┌──

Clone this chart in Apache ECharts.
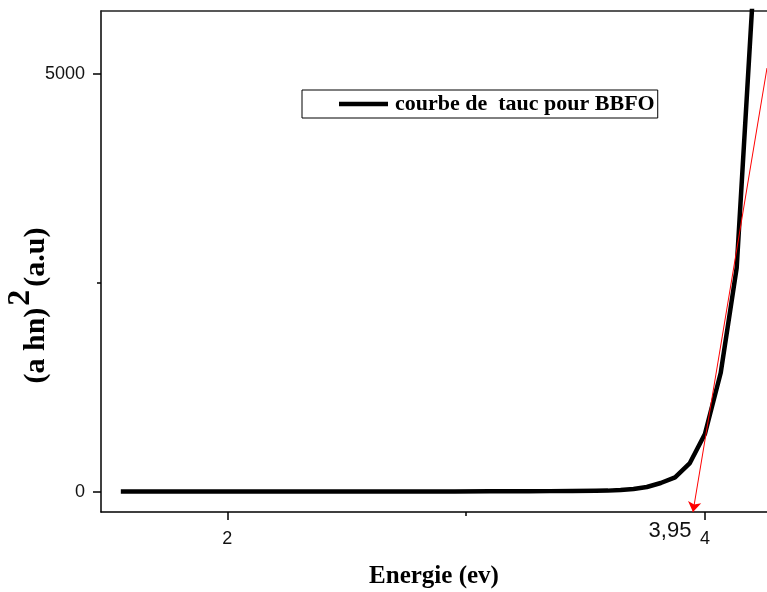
<!DOCTYPE html>
<html>
<head>
<meta charset="utf-8">
<title>Courbe de Tauc - BBFO</title>
<script src="https://cdn.jsdelivr.net/npm/echarts@6/dist/echarts.min.js"></script>
<style>
  html, body { margin: 0; padding: 0; background: #fff; }
  #chart { width: 767px; height: 592px; }
</style>
</head>
<body>
<div id="chart"></div>
<script>
// Photon energy (eV) and Tauc values (a hn)^2 for the BBFO sample
const energy = [
  1.554, 1.59, 1.632, 1.676, 1.722, 1.771, 1.824, 1.879, 1.938, 2.0,
  2.067, 2.138, 2.214, 2.296, 2.385, 2.48, 2.583, 2.696, 2.818, 2.952,
  3.1, 3.179, 3.263, 3.351, 3.444, 3.543, 3.594, 3.647, 3.701, 3.757,
  3.815, 3.875, 3.937, 4.0, 4.066, 4.133, 4.203
];
const taucValues = [
  0, 0, 0, 0, 0, 0, 0, 0, 0, 0,
  0, 0, 0, 0, 1, 1, 1, 2, 2, 2,
  3, 3, 4, 5, 6, 8, 11, 18, 30, 54,
  102, 170, 341, 689, 1419, 2677, 6060
];

// Axis ranges and tick positions
const xRange = [1.471, 4.26];
const yRange = [-245, 5755];
const xMajorTicks = [2, 4];
const xMinorTicks = [3];
const yMajorTicks = [0, 5000];
const yMinorTicks = [2500];

// Linear extrapolation of the absorption edge down to the energy axis
const tangentLine = [[4.26, 5072], [3.95, -245]];
const bandGap = 3.95;
const bandGapLabel = '3,95';

const seriesName = 'courbe de  tauc pour BBFO';
const curve = energy.map((e, i) => [e, taucValues[i]]);

const axisColor = '#000';
const serif = '"Liberation Serif", "Times New Roman", serif';
const sans = '"Liberation Sans", Arial, sans-serif';

const chart = echarts.init(document.getElementById('chart'), null, { renderer: 'canvas' });

const gridBox = { left: 101, right: 0, top: 11, bottom: 80, containLabel: false, outerBoundsMode: 'none' };

const option = {
  animation: false,
  backgroundColor: '#fff',
  grid: [Object.assign({}, gridBox), Object.assign({}, gridBox)],
  legend: {
    data: [seriesName],
    left: 302,
    top: 90,
    padding: [3, 3, 3, 37],
    borderColor: '#000',
    borderWidth: 1,
    icon: 'rect',
    itemWidth: 49,
    itemHeight: 4.5,
    textStyle: {
      fontFamily: serif,
      fontWeight: 'bold',
      fontSize: 22,
      color: '#000',
      padding: [0, 0, 0, 2]
    }
  },
  xAxis: [
    {
      gridIndex: 0,
      type: 'value',
      position: 'bottom',
      min: xRange[0],
      max: xRange[1],
      axisLine: { show: true, onZero: false, lineStyle: { color: axisColor, width: 1.5 } },
      axisTick: { show: true, inside: false, length: 8, customValues: xMajorTicks, lineStyle: { color: axisColor, width: 1.5 } },
      axisLabel: { show: true, customValues: xMajorTicks, margin: 18, fontSize: 18, fontFamily: sans, color: '#111', formatter: v => String(v) },
      splitLine: { show: false },
      name: 'Energie (ev)',
      nameLocation: 'middle',
      nameGap: 52,
      nameMoveOverlap: false,
      nameTextStyle: { fontFamily: serif, fontWeight: 'bold', fontSize: 25, color: '#000' }
    },
    {
      gridIndex: 0,
      type: 'value',
      position: 'top',
      min: xRange[0],
      max: xRange[1],
      axisLine: { show: true, onZero: false, lineStyle: { color: '#222', width: 1.5 } },
      axisTick: { show: false },
      axisLabel: { show: false },
      splitLine: { show: false }
    },
    {
      gridIndex: 1,
      type: 'value',
      position: 'bottom',
      min: xRange[0],
      max: xRange[1],
      axisLine: { show: false, onZero: false },
      axisTick: { show: true, inside: false, length: 4, customValues: xMinorTicks, lineStyle: { color: axisColor, width: 1.5 } },
      axisLabel: { show: false },
      splitLine: { show: false }
    }
  ],
  yAxis: [
    {
      gridIndex: 0,
      type: 'value',
      position: 'left',
      min: yRange[0],
      max: yRange[1],
      axisLine: { show: true, onZero: false, lineStyle: { color: axisColor, width: 1.5 } },
      axisTick: { show: true, inside: false, length: 8, customValues: yMajorTicks, lineStyle: { color: axisColor, width: 1.5 } },
      axisLabel: { show: true, customValues: yMajorTicks, margin: 16, fontSize: 18, fontFamily: sans, color: '#111', formatter: v => String(v) },
      splitLine: { show: false },
      name: '{b|(a hn)}{s|2}{b|(a.u)}',
      nameLocation: 'middle',
      nameRotate: 90,
      nameGap: 50,
      nameMoveOverlap: false,
      nameTextStyle: {
        padding: [0, 0, 0, -88],
        rich: {
          b: { fontFamily: serif, fontWeight: 'bold', fontSize: 30, color: '#000', verticalAlign: 'bottom' },
          s: { fontFamily: serif, fontWeight: 'bold', fontSize: 32, color: '#000', verticalAlign: 'bottom', padding: [0, 3, 14, 2] }
        }
      }
    },
    {
      gridIndex: 1,
      type: 'value',
      position: 'left',
      min: yRange[0],
      max: yRange[1],
      axisLine: { show: false, onZero: false },
      axisTick: { show: true, inside: false, length: 4, customValues: yMinorTicks, lineStyle: { color: axisColor, width: 1.5 } },
      axisLabel: { show: false },
      splitLine: { show: false }
    }
  ],
  series: [
    {
      name: seriesName,
      type: 'line',
      xAxisIndex: 0,
      yAxisIndex: 0,
      data: curve,
      showSymbol: false,
      symbol: 'none',
      clip: true,
      lineStyle: { color: '#000', width: 4.5, join: 'round', cap: 'butt' },
      itemStyle: { color: '#000' },
      z: 3
    },
    {
      name: 'tangente',
      type: 'line',
      xAxisIndex: 0,
      yAxisIndex: 0,
      data: [],
      z: 4,
      markLine: {
        silent: true,
        symbol: ['none', 'arrow'],
        symbolSize: 10,
        label: { show: false },
        lineStyle: { color: '#ff0000', width: 1, type: 'solid' },
        itemStyle: { color: '#ff0000' },
        data: [[{ coord: tangentLine[0] }, { coord: tangentLine[1] }]]
      },
      markPoint: {
        silent: true,
        symbol: 'circle',
        symbolSize: 0,
        label: {
          show: true,
          position: 'inside',
          offset: [-23, 19],
          formatter: bandGapLabel,
          fontFamily: sans,
          fontSize: 22,
          color: '#111'
        },
        data: [{ coord: [bandGap, yRange[0]] }]
      }
    }
  ]
};

chart.setOption(option);
</script>
</body>
</html>
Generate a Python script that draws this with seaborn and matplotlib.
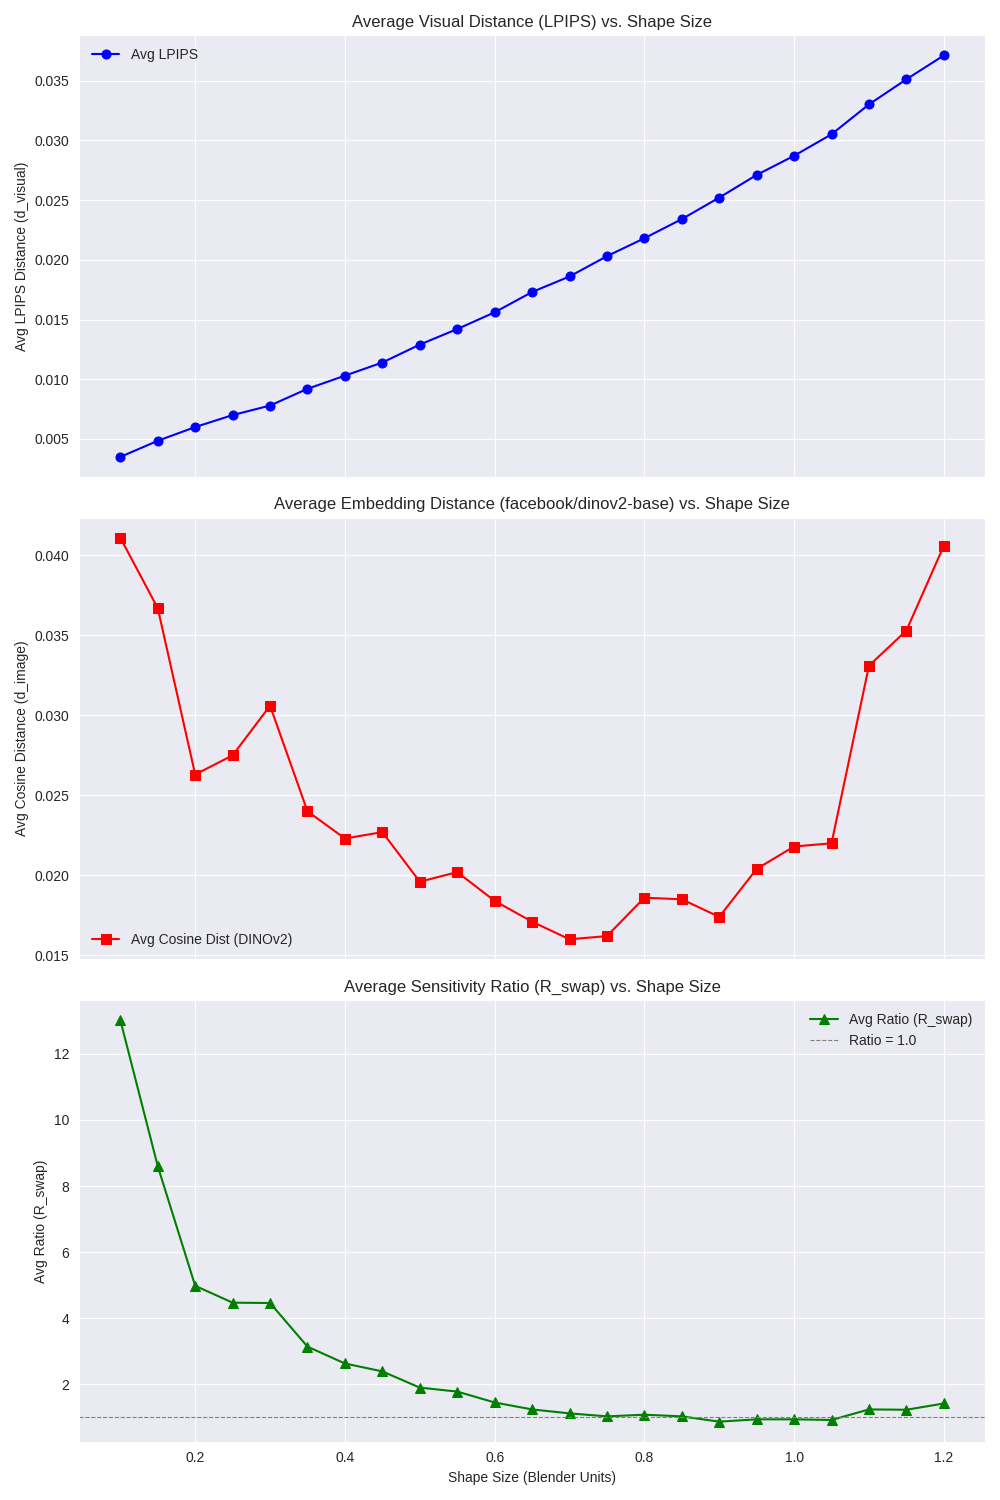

└──

→ **Task**
From the listing above, print every entry precisely and drop the pictures.

→ **Exercise response**
Clone this chart in Apache ECharts.
<!DOCTYPE html>
<html>
<head>
<meta charset="utf-8">
<title>Courbe de Tauc - BBFO</title>
<script src="https://cdn.jsdelivr.net/npm/echarts@6/dist/echarts.min.js"></script>
<style>
  html, body { margin: 0; padding: 0; background: #fff; }
  #chart { width: 767px; height: 592px; }
</style>
</head>
<body>
<div id="chart"></div>
<script>
// Photon energy (eV) and Tauc values (a hn)^2 for the BBFO sample
const energy = [
  1.554, 1.59, 1.632, 1.676, 1.722, 1.771, 1.824, 1.879, 1.938, 2.0,
  2.067, 2.138, 2.214, 2.296, 2.385, 2.48, 2.583, 2.696, 2.818, 2.952,
  3.1, 3.179, 3.263, 3.351, 3.444, 3.543, 3.594, 3.647, 3.701, 3.757,
  3.815, 3.875, 3.937, 4.0, 4.066, 4.133, 4.203
];
const taucValues = [
  0, 0, 0, 0, 0, 0, 0, 0, 0, 0,
  0, 0, 0, 0, 1, 1, 1, 2, 2, 2,
  3, 3, 4, 5, 6, 8, 11, 18, 30, 54,
  102, 170, 341, 689, 1419, 2677, 6060
];

// Axis ranges and tick positions
const xRange = [1.471, 4.26];
const yRange = [-245, 5755];
const xMajorTicks = [2, 4];
const xMinorTicks = [3];
const yMajorTicks = [0, 5000];
const yMinorTicks = [2500];

// Linear extrapolation of the absorption edge down to the energy axis
const tangentLine = [[4.26, 5072], [3.95, -245]];
const bandGap = 3.95;
const bandGapLabel = '3,95';

const seriesName = 'courbe de  tauc pour BBFO';
const curve = energy.map((e, i) => [e, taucValues[i]]);

const axisColor = '#000';
const serif = '"Liberation Serif", "Times New Roman", serif';
const sans = '"Liberation Sans", Arial, sans-serif';

const chart = echarts.init(document.getElementById('chart'), null, { renderer: 'canvas' });

const gridBox = { left: 101, right: 0, top: 11, bottom: 80, containLabel: false, outerBoundsMode: 'none' };

const option = {
  animation: false,
  backgroundColor: '#fff',
  grid: [Object.assign({}, gridBox), Object.assign({}, gridBox)],
  legend: {
    data: [seriesName],
    left: 302,
    top: 90,
    padding: [3, 3, 3, 37],
    borderColor: '#000',
    borderWidth: 1,
    icon: 'rect',
    itemWidth: 49,
    itemHeight: 4.5,
    textStyle: {
      fontFamily: serif,
      fontWeight: 'bold',
      fontSize: 22,
      color: '#000',
      padding: [0, 0, 0, 2]
    }
  },
  xAxis: [
    {
      gridIndex: 0,
      type: 'value',
      position: 'bottom',
      min: xRange[0],
      max: xRange[1],
      axisLine: { show: true, onZero: false, lineStyle: { color: axisColor, width: 1.5 } },
      axisTick: { show: true, inside: false, length: 8, customValues: xMajorTicks, lineStyle: { color: axisColor, width: 1.5 } },
      axisLabel: { show: true, customValues: xMajorTicks, margin: 18, fontSize: 18, fontFamily: sans, color: '#111', formatter: v => String(v) },
      splitLine: { show: false },
      name: 'Energie (ev)',
      nameLocation: 'middle',
      nameGap: 52,
      nameMoveOverlap: false,
      nameTextStyle: { fontFamily: serif, fontWeight: 'bold', fontSize: 25, color: '#000' }
    },
    {
      gridIndex: 0,
      type: 'value',
      position: 'top',
      min: xRange[0],
      max: xRange[1],
      axisLine: { show: true, onZero: false, lineStyle: { color: '#222', width: 1.5 } },
      axisTick: { show: false },
      axisLabel: { show: false },
      splitLine: { show: false }
    },
    {
      gridIndex: 1,
      type: 'value',
      position: 'bottom',
      min: xRange[0],
      max: xRange[1],
      axisLine: { show: false, onZero: false },
      axisTick: { show: true, inside: false, length: 4, customValues: xMinorTicks, lineStyle: { color: axisColor, width: 1.5 } },
      axisLabel: { show: false },
      splitLine: { show: false }
    }
  ],
  yAxis: [
    {
      gridIndex: 0,
      type: 'value',
      position: 'left',
      min: yRange[0],
      max: yRange[1],
      axisLine: { show: true, onZero: false, lineStyle: { color: axisColor, width: 1.5 } },
      axisTick: { show: true, inside: false, length: 8, customValues: yMajorTicks, lineStyle: { color: axisColor, width: 1.5 } },
      axisLabel: { show: true, customValues: yMajorTicks, margin: 16, fontSize: 18, fontFamily: sans, color: '#111', formatter: v => String(v) },
      splitLine: { show: false },
      name: '{b|(a hn)}{s|2}{b|(a.u)}',
      nameLocation: 'middle',
      nameRotate: 90,
      nameGap: 50,
      nameMoveOverlap: false,
      nameTextStyle: {
        padding: [0, 0, 0, -88],
        rich: {
          b: { fontFamily: serif, fontWeight: 'bold', fontSize: 30, color: '#000', verticalAlign: 'bottom' },
          s: { fontFamily: serif, fontWeight: 'bold', fontSize: 32, color: '#000', verticalAlign: 'bottom', padding: [0, 3, 14, 2] }
        }
      }
    },
    {
      gridIndex: 1,
      type: 'value',
      position: 'left',
      min: yRange[0],
      max: yRange[1],
      axisLine: { show: false, onZero: false },
      axisTick: { show: true, inside: false, length: 4, customValues: yMinorTicks, lineStyle: { color: axisColor, width: 1.5 } },
      axisLabel: { show: false },
      splitLine: { show: false }
    }
  ],
  series: [
    {
      name: seriesName,
      type: 'line',
      xAxisIndex: 0,
      yAxisIndex: 0,
      data: curve,
      showSymbol: false,
      symbol: 'none',
      clip: true,
      lineStyle: { color: '#000', width: 4.5, join: 'round', cap: 'butt' },
      itemStyle: { color: '#000' },
      z: 3
    },
    {
      name: 'tangente',
      type: 'line',
      xAxisIndex: 0,
      yAxisIndex: 0,
      data: [],
      z: 4,
      markLine: {
        silent: true,
        symbol: ['none', 'arrow'],
        symbolSize: 10,
        label: { show: false },
        lineStyle: { color: '#ff0000', width: 1, type: 'solid' },
        itemStyle: { color: '#ff0000' },
        data: [[{ coord: tangentLine[0] }, { coord: tangentLine[1] }]]
      },
      markPoint: {
        silent: true,
        symbol: 'circle',
        symbolSize: 0,
        label: {
          show: true,
          position: 'inside',
          offset: [-23, 19],
          formatter: bandGapLabel,
          fontFamily: sans,
          fontSize: 22,
          color: '#111'
        },
        data: [{ coord: [bandGap, yRange[0]] }]
      }
    }
  ]
};

chart.setOption(option);
</script>
</body>
</html>
Generate a Python script that draws this with seaborn and matplotlib.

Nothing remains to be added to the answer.